Let’s leave aside the fact that’s its caricature imagery and sweeping populist reporting are a pile of tosh in terms of quality programme making. Let’s forget that its a political comment show scheduled so late that its existence can’t really be justified. And lets leave aside that in Andrew Neill we have the most sycophantic and talentless presenter ever to grace a sunbed. It is a terribly made programme, made on the cheap to make up the quota of political programming and ticking a box to justify the licence fee to the naysayers who hate auntie.
But to fly in the face of any kind of pluralism in such blatant a fashion shouldn’t be allowed. Labour are represented by Diane Abbott(did she mention she was the first black woman MP in the last three minutes or not – she must be slipping), the Tories have Michael Portillo (the reason I ended up with a hangover on 2nd May 1997). And the LibDems/Greens/UKIP/BNP/SNP/Plaid/Sinn Fein/UUP/DUP/Alliance are represented by…. Oh hold on they’re not. Because apparently UK politics is a two party affair. You’re red or you’re Blue and there’s nowt in between.

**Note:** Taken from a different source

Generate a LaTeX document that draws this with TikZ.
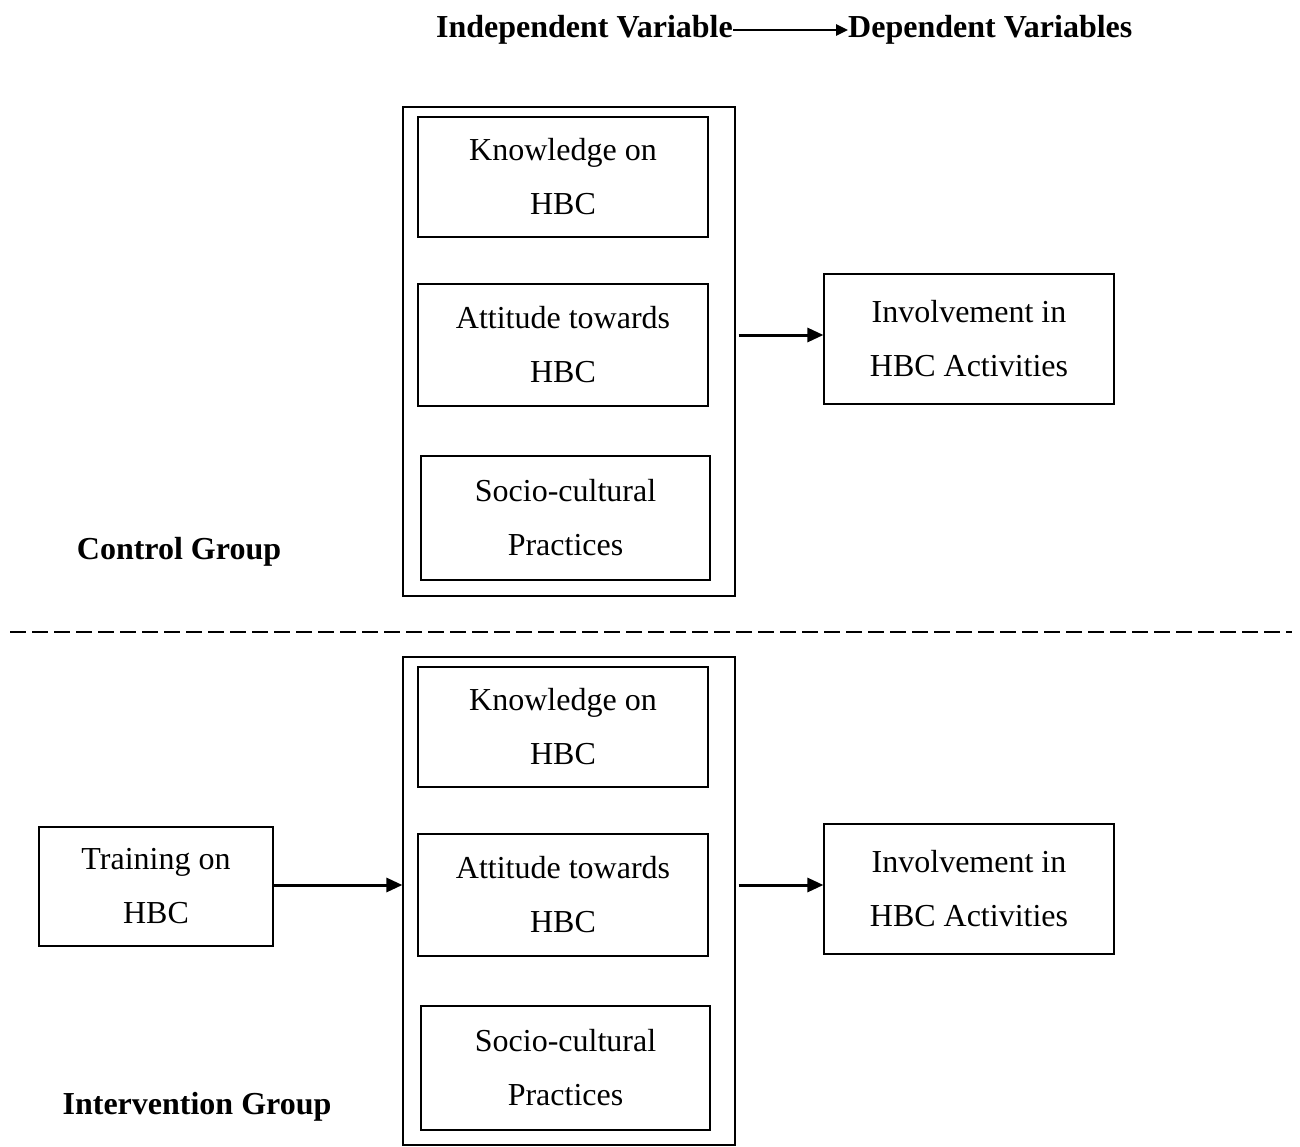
\documentclass[tikz,border=0pt]{standalone}
\usepackage{fontspec}
\setmainfont{Liberation Serif}
\usetikzlibrary{arrows.meta}
\begin{document}
\begin{tikzpicture}[x=1pt,y=-1pt,
  box/.style={draw,line width=1.2pt,inner sep=0pt,align=center,font=\fontsize{32}{54}\selectfont},
  outer/.style={draw,line width=1.2pt,inner sep=0pt},
  lbl/.style={inner sep=0pt,font=\fontsize{32}{38}\selectfont\bfseries},
  arr/.style={line width=3pt,-{Triangle[length=16pt,width=14pt]}},
  sep/.style={line width=2.5pt,dash pattern=on 16pt off 6pt}]
\useasboundingbox (0,0) rectangle (1300,1147);
% title
\node[lbl,anchor=east] (iv) at (733,30) {Independent Variable};
\node[lbl,anchor=west] (dv) at (848,30) {Dependent Variables};
\draw[line width=2.5pt,-{Triangle[length=12pt,width=11pt]}] (iv.east) -- (dv.west);
% control group
\node[outer,minimum width=332pt,minimum height=489pt] (outT) at (569,351.5) {};
\node[box,minimum width=290pt,minimum height=120pt] (knT) at (563,177) {Knowledge on\\HBC};
\node[box,minimum width=290pt,minimum height=122pt] (atT) at (563,345) {Attitude towards\\HBC};
\node[box,minimum width=289pt,minimum height=124pt] (soT) at (565.5,518) {Socio-cultural\\Practices};
\node[box,minimum width=290pt,minimum height=130pt] (invT) at (969,339) {Involvement in\\HBC Activities};
\node[lbl] (cg) at (179,552) {Control Group};
\draw[arr] ([xshift=3pt]outT.east |- 0,335) -- (invT.west |- 0,335);
% separator
\coordinate (s1) at (10,632);
\coordinate (s2) at (1292,632);
\draw[sep] (s1) -- (s2);
% intervention group
\node[outer,minimum width=332pt,minimum height=488pt] (outB) at (569,901) {};
\node[box,minimum width=290pt,minimum height=120pt] (knB) at (563,727) {Knowledge on\\HBC};
\node[box,minimum width=290pt,minimum height=122pt] (atB) at (563,895) {Attitude towards\\HBC};
\node[box,minimum width=289pt,minimum height=124pt] (soB) at (565.5,1068) {Socio-cultural\\Practices};
\node[box,minimum width=290pt,minimum height=130pt] (invB) at (969,889) {Involvement in\\HBC Activities};
\node[box,minimum width=234pt,minimum height=119pt] (tr) at (156,886.5) {Training on\\HBC};
\node[lbl] (ig) at (197,1107) {Intervention Group};
\draw[arr] (tr.east |- 0,885) -- (outB.west |- 0,885);
\draw[arr] ([xshift=3pt]outB.east |- 0,885) -- (invB.west |- 0,885);
\end{tikzpicture}
\end{document}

If you’re lucky enough to be invited on with your ‘little party’ issue, then you can sit and be grilled by the big boys. But don’t you dare sit on ‘their’ sofa. You’re different to them. You CAN’T be a party of government. Grr.
And Grr again.
How on earth can we possibly pretend we have been suitably informed of our options when our national broadcaster continues to give us this fictional gladitorial battle? It reflects nothing of what we see in the key battlegrounds, the three way marginals and particularly those seats outside England. It’s a ridiculous state of affairs.
This week, every week.
I phoned again this morning, registering my mark on the edexcel spreadsheet of complaints never to be actioned at Auntie’s headquarters. I’ll continue to do so and I urge anyone who gives two hoots to do so as well. Maybe whingeing and whining will get me somewhere – or maybe one week they might just hear me shouting through the TV.